Nenhum dos centros conserveiros algarvios, à semelhança, por exemplo, de Setúbal e Matosinhos, dispôs de qualquer órgão do próprio sector, quer patronal, quer operário.

A relativa complexidade de funcionamento da indústria de conservas terá de alguma forma contribuído para que alguns aspectos não tenham tido a profundidade de análise necessária. Muitas outras vertentes terão ficado à margem do estudo esperando que outros investigadores sobre eles se debrucem.

Este trabalho não seria possível sem a contribuição de algumas individualidades. Ao Professor Doutor Fernando Rosas que com o seu apoio, incentivo, orientação e competência científica contribuiu de uma forma imprescindível para a sua concretização.

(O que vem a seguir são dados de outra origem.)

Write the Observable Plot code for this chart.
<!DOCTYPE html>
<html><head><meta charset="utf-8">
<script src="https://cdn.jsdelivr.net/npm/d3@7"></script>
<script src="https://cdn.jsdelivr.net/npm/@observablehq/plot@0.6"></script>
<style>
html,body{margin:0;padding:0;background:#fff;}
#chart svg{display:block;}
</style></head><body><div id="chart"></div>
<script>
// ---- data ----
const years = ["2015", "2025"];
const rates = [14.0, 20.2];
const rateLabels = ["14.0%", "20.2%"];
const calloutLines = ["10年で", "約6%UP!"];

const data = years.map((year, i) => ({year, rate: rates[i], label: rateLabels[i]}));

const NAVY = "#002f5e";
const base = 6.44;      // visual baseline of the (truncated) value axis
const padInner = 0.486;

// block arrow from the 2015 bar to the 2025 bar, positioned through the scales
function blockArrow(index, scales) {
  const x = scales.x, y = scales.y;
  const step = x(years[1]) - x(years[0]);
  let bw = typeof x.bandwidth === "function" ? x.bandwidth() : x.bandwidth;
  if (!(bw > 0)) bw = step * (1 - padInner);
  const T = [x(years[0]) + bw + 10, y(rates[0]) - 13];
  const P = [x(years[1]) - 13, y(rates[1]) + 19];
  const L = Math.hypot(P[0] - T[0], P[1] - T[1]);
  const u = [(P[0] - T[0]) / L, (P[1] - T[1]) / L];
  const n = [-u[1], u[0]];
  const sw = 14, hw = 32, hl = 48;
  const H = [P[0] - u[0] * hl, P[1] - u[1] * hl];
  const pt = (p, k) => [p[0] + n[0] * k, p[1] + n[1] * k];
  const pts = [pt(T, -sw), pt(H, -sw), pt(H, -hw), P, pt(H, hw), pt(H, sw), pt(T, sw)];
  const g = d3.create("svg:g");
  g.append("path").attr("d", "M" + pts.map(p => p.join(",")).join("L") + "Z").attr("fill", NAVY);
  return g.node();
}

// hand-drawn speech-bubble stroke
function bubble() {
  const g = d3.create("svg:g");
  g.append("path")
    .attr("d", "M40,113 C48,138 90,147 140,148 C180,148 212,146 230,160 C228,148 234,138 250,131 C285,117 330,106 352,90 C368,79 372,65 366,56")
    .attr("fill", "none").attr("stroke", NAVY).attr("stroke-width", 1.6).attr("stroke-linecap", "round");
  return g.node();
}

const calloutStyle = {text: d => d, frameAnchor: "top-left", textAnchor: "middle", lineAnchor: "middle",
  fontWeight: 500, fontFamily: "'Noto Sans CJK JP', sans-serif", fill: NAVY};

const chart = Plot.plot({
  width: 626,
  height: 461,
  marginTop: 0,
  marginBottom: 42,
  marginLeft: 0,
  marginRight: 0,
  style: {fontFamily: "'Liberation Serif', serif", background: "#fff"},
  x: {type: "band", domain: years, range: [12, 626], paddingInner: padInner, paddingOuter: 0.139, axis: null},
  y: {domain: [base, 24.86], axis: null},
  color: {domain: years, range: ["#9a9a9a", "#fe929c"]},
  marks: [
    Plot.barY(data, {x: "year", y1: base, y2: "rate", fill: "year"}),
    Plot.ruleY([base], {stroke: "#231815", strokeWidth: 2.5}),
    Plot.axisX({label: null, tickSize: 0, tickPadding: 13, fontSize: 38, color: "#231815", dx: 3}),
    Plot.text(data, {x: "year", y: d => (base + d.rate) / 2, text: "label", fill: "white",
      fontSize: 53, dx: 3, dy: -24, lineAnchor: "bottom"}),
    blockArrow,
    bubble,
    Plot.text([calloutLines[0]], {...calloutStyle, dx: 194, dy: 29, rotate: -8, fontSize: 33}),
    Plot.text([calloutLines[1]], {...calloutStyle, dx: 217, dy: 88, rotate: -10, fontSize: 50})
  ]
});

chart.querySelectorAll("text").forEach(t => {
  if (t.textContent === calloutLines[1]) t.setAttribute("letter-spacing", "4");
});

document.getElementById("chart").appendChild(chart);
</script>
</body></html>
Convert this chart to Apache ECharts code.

Palavras de estima e consideração para o Doutor Carlos Albino, que também não deixou de dar a sua prestimosa colaboração, sábias opiniões e apoio durante o trabalho.

Igualmente uma palavra de grande estima e consideração para a Doutora Maria Margarida Vargues, da Universidade do Algarve, que sempre solícita me facilitou a consulta de várias obras requisitadas da Biblioteca Nacional.

É, pois, tempo de estudar o longo percurso desde a segunda metade do século XIX até ao fim da II Guerra Mundial e analisar as várias fases – de esplendor e de miséria – que atravessou a indústria, as suas potencialidades, as suas debilidades e alguns dos protagonistas – proletários e capitalistas -, que contribuíram para a sua história.